---- DATASET ENTRIES
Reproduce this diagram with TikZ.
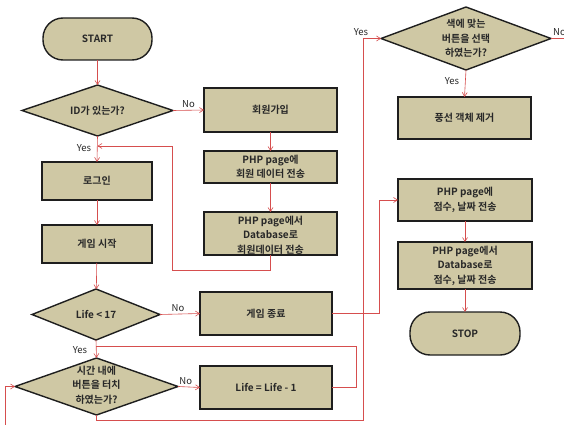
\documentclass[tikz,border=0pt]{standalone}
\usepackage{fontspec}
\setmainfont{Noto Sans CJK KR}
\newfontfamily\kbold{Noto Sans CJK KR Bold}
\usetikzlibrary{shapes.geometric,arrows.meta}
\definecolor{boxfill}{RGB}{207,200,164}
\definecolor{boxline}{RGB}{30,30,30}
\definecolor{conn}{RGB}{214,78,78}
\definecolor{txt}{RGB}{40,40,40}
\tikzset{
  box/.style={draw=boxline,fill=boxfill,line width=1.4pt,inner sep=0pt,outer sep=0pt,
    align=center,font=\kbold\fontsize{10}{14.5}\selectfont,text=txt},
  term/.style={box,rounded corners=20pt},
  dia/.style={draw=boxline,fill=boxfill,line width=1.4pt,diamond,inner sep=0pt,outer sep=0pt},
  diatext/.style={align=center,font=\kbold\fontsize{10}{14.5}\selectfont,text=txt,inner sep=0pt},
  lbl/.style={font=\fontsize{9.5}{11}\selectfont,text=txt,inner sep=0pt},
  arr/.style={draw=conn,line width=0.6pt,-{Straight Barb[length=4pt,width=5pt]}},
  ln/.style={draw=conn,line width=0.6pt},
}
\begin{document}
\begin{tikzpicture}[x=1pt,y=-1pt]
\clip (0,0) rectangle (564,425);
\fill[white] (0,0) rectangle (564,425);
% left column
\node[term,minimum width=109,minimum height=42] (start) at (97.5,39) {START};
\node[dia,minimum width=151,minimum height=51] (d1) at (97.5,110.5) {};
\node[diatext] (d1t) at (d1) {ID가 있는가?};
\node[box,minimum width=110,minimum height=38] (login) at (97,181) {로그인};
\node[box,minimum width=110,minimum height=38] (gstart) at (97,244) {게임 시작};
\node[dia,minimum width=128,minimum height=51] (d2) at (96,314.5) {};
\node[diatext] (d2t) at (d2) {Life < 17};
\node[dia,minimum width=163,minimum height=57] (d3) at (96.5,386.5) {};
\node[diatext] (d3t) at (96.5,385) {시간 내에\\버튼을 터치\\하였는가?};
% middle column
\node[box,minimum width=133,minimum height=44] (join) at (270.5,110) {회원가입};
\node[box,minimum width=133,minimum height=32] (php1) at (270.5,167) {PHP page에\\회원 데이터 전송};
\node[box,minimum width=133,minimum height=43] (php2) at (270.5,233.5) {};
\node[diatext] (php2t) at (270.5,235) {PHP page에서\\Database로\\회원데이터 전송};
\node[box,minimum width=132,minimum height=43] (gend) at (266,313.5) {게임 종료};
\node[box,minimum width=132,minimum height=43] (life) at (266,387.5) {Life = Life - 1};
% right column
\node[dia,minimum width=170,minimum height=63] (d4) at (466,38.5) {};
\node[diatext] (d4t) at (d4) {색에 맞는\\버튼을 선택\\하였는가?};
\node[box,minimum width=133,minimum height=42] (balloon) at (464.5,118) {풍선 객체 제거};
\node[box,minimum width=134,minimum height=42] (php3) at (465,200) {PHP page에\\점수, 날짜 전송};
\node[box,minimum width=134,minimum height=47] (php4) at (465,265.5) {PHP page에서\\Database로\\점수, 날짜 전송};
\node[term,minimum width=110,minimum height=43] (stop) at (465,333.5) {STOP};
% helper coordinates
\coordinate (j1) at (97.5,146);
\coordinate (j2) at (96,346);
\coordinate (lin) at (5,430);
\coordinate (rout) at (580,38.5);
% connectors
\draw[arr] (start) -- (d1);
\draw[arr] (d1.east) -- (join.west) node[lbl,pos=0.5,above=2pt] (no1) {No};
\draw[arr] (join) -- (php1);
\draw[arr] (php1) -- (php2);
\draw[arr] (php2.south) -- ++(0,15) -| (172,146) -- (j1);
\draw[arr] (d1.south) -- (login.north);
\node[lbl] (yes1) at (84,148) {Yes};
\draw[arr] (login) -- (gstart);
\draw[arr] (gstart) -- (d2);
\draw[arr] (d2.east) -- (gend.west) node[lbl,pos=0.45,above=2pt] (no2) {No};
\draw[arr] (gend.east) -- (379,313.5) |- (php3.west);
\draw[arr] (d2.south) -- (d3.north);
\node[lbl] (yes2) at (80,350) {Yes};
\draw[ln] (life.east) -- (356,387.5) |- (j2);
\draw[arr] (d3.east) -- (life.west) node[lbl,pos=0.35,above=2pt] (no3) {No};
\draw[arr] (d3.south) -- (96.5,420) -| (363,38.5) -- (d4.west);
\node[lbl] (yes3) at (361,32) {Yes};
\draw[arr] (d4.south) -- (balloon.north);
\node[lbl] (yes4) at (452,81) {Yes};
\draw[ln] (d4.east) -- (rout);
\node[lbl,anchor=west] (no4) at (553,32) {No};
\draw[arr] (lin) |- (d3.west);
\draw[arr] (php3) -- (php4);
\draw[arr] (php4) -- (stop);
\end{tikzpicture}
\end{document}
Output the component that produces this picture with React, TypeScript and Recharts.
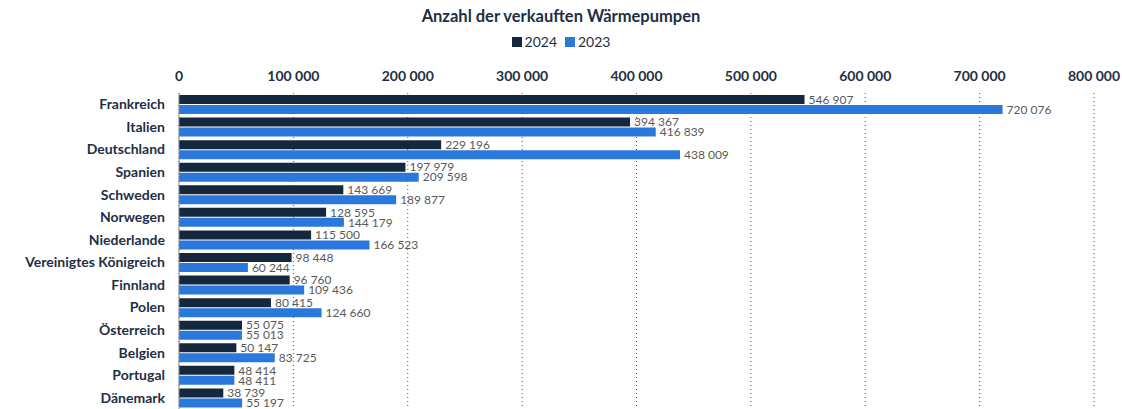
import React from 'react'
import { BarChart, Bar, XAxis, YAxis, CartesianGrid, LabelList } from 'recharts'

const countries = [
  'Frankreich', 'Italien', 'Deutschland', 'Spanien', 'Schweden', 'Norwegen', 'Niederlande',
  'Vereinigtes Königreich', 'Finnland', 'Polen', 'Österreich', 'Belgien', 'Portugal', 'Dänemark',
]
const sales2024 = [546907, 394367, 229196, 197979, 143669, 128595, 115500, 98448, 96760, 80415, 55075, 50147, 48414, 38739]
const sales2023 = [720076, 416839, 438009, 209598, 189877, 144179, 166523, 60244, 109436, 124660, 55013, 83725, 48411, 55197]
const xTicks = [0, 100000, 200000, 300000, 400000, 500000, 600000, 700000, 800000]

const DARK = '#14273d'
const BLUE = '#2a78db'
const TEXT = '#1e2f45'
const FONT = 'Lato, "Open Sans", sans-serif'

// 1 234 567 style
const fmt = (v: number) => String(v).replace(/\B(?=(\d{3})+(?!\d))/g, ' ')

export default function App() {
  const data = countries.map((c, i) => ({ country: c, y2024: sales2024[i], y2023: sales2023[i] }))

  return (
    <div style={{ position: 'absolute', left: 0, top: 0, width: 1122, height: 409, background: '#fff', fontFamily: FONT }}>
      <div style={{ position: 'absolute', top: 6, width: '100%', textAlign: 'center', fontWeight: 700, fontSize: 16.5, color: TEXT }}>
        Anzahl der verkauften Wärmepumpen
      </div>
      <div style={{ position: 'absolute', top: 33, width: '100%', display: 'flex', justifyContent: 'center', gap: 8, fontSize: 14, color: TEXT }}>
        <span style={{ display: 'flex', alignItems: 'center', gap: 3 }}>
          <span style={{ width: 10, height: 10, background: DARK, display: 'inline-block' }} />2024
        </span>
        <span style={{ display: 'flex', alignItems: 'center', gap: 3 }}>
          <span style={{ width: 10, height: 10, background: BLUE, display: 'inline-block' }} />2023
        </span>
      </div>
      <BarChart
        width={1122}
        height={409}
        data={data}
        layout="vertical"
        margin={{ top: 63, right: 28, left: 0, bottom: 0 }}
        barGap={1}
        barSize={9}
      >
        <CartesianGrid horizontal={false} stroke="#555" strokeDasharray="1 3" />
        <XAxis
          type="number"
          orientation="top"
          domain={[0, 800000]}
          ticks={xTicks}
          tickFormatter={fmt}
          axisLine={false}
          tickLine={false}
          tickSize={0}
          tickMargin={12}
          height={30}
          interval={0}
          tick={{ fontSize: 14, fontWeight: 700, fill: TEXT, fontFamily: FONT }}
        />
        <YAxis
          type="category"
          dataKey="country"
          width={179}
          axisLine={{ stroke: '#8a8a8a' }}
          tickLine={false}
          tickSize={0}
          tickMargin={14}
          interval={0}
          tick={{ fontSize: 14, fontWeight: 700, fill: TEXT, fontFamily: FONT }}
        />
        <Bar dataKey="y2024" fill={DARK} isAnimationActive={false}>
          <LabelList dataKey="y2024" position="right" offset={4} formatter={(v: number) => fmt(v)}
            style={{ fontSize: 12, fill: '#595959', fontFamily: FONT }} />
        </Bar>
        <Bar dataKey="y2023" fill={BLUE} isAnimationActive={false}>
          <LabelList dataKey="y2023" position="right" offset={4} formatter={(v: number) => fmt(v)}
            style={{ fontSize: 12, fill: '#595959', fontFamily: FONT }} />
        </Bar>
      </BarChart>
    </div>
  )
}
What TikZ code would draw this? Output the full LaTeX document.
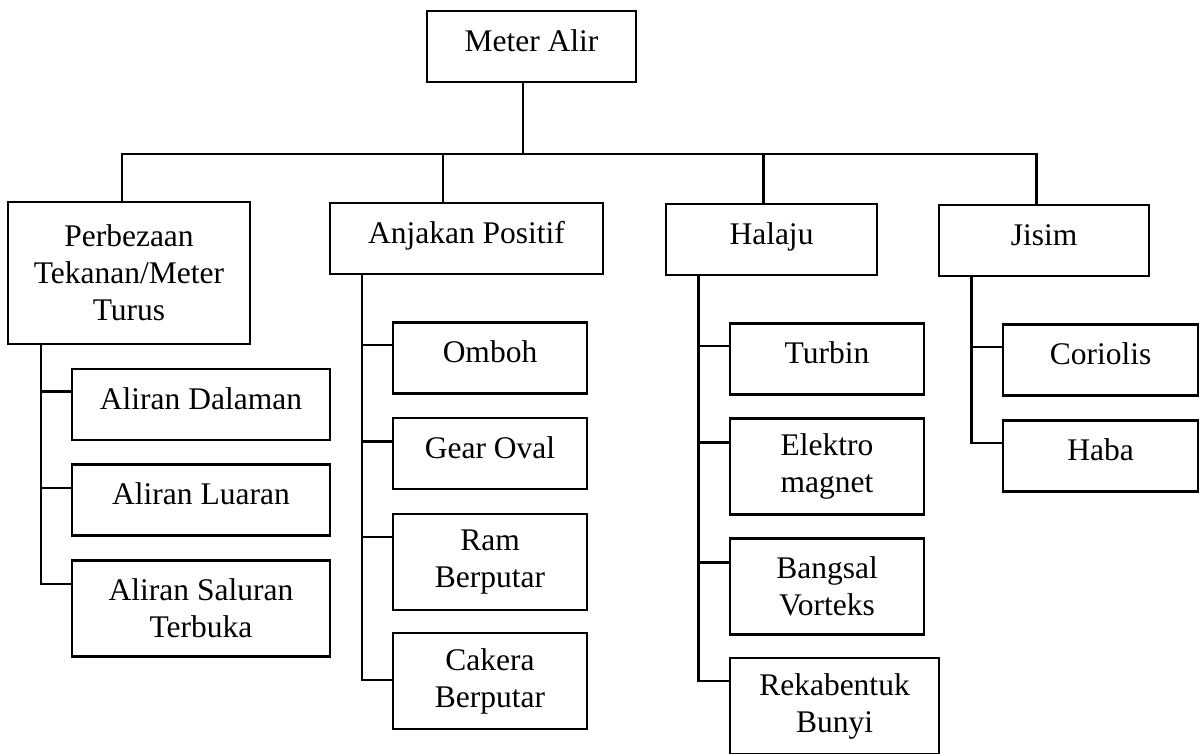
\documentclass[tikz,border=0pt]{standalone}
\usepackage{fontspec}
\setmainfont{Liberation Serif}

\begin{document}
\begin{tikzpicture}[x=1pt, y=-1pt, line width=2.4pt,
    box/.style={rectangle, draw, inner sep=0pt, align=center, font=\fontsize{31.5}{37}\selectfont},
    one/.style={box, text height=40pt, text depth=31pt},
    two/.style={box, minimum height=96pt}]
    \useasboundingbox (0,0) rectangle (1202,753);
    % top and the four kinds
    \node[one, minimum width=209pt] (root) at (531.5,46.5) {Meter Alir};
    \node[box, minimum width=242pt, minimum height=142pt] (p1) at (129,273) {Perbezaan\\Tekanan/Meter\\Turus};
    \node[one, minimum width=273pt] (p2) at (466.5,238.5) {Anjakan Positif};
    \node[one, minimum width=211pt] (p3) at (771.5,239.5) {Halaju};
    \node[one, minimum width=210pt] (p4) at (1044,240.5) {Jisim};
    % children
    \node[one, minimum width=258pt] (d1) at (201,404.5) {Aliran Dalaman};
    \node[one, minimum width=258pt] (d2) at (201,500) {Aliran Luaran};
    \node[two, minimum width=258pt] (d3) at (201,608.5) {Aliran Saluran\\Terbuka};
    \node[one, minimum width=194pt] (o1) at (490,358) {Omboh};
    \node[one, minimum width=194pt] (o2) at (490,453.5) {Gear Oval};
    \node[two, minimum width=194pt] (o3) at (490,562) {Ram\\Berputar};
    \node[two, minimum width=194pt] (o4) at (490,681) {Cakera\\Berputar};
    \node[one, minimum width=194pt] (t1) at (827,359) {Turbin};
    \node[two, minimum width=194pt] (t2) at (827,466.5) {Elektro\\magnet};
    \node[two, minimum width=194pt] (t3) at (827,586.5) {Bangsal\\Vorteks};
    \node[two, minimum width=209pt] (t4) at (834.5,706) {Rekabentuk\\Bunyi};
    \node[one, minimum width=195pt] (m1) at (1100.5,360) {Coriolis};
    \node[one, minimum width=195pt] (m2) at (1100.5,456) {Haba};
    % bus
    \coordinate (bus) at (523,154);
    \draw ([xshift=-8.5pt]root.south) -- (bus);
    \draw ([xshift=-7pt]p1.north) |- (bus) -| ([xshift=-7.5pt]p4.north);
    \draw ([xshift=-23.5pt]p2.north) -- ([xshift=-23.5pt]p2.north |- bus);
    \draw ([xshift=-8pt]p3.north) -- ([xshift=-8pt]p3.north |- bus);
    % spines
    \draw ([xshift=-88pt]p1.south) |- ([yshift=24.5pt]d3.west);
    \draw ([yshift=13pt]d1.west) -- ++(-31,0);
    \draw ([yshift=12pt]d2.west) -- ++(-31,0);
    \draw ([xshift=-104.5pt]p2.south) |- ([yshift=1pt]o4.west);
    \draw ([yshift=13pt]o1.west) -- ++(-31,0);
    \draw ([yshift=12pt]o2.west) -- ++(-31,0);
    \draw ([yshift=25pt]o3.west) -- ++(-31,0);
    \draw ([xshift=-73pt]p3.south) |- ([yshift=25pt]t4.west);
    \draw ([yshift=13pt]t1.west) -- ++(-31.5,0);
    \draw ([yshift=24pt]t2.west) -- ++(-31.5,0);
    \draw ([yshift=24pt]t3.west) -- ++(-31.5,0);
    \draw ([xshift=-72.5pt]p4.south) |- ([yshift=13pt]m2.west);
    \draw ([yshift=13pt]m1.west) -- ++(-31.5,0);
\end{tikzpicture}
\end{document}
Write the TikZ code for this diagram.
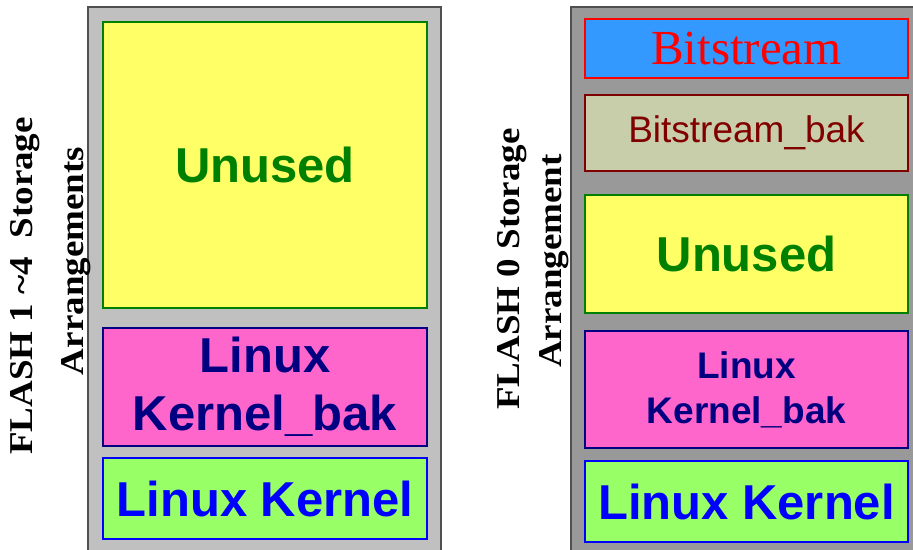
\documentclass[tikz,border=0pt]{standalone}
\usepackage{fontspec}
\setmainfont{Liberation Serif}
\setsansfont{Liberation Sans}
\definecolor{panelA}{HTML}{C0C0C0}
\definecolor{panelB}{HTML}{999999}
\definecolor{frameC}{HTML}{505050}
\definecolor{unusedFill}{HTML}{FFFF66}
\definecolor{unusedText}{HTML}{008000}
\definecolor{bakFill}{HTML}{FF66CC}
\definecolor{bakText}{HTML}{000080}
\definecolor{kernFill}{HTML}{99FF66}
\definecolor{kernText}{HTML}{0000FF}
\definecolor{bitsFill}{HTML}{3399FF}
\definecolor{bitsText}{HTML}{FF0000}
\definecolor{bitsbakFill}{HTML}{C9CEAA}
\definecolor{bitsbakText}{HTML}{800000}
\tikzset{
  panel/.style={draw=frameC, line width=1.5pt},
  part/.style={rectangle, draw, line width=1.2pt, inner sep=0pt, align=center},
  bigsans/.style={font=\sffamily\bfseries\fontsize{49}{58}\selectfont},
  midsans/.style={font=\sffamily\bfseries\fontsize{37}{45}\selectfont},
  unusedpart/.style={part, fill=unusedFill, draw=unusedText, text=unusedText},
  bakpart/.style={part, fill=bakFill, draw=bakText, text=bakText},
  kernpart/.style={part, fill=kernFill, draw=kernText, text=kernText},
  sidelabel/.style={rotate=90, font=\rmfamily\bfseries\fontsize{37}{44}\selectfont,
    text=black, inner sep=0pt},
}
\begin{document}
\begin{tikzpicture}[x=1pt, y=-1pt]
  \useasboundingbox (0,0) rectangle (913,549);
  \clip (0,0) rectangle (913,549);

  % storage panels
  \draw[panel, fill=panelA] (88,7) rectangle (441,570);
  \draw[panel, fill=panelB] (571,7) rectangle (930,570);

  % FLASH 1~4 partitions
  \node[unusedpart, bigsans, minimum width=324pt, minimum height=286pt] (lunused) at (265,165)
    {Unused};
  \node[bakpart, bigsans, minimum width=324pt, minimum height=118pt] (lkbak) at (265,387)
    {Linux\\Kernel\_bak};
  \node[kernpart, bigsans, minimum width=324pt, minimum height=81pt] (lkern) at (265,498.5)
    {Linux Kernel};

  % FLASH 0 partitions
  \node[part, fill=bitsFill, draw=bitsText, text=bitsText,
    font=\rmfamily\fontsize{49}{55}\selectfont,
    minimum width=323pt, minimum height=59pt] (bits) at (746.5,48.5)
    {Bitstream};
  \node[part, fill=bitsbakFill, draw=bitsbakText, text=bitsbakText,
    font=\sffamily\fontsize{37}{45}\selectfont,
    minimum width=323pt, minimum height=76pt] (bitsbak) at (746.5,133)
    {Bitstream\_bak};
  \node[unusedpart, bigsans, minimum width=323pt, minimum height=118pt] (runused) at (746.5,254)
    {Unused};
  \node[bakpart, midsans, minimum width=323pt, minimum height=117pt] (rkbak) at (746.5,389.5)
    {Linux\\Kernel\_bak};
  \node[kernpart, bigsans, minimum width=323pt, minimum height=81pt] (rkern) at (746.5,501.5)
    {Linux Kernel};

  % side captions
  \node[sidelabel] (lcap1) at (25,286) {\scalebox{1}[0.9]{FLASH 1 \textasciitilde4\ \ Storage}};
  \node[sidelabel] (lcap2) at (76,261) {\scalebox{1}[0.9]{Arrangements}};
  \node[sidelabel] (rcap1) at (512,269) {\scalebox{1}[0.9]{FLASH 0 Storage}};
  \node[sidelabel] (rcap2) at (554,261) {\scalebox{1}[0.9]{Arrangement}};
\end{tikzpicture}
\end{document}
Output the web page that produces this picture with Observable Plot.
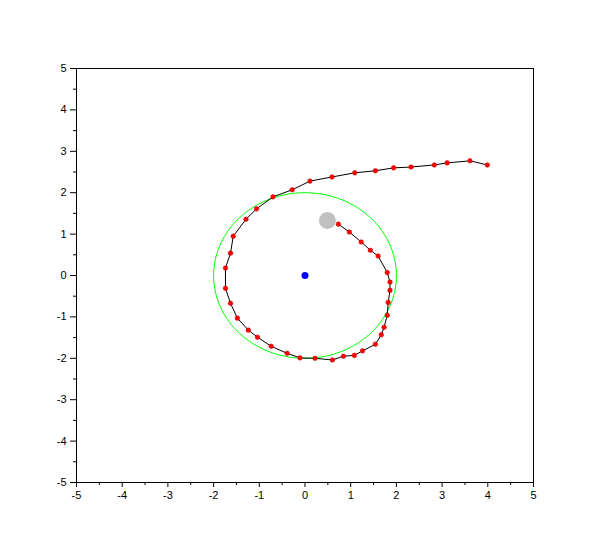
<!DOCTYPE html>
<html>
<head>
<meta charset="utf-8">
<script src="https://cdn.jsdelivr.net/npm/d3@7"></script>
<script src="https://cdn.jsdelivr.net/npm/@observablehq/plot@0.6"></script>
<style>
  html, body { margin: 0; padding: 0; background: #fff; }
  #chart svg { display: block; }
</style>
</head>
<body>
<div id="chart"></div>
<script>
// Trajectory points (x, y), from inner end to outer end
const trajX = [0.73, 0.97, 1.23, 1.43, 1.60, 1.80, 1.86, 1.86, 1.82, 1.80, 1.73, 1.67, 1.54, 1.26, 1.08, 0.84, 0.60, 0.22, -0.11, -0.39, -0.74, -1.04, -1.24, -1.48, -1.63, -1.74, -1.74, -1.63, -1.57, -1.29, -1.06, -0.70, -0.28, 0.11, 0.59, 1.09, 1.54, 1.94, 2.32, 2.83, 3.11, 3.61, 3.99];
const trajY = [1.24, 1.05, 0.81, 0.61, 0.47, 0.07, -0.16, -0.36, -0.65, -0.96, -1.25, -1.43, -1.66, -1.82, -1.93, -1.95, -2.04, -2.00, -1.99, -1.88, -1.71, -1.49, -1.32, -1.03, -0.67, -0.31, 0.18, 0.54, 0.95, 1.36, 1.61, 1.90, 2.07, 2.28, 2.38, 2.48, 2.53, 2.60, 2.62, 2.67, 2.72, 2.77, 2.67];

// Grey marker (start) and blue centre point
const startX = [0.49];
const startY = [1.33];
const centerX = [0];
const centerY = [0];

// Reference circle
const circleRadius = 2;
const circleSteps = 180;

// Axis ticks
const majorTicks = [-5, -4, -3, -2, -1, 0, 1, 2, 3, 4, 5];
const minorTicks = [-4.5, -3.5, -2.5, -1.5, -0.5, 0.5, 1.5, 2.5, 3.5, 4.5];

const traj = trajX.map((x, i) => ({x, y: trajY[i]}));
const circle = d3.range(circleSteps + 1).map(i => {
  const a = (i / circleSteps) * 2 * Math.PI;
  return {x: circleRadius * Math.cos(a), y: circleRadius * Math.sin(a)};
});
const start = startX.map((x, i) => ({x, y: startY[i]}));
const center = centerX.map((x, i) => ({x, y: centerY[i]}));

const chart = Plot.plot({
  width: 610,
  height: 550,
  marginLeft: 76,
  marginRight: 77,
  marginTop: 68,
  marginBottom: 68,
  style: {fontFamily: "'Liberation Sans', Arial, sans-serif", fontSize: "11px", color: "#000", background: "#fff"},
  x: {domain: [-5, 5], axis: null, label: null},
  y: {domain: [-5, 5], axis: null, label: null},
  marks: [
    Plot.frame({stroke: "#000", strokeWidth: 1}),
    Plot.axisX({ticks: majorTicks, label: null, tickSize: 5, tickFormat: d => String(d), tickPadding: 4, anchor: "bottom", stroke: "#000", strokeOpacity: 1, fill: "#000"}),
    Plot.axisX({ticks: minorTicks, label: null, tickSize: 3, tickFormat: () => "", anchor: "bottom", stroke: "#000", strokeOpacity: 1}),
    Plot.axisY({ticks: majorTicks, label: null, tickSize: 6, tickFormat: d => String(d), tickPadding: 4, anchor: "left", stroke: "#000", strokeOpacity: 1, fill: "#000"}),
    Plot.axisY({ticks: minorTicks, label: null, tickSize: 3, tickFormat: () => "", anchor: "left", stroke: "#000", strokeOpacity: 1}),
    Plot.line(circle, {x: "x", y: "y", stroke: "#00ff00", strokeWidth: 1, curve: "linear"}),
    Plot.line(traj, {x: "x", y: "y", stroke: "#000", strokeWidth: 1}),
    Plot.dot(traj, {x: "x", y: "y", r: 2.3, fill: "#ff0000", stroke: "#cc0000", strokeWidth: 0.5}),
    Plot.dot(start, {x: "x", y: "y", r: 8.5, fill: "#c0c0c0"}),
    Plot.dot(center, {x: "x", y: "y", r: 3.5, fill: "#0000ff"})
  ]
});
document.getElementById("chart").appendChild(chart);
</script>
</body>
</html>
--------
Write out every line of the listing that holds the word "diagram".

# WORKED SOLUTION
Reproduce this diagram with TikZ.
Write the TikZ code for this diagram.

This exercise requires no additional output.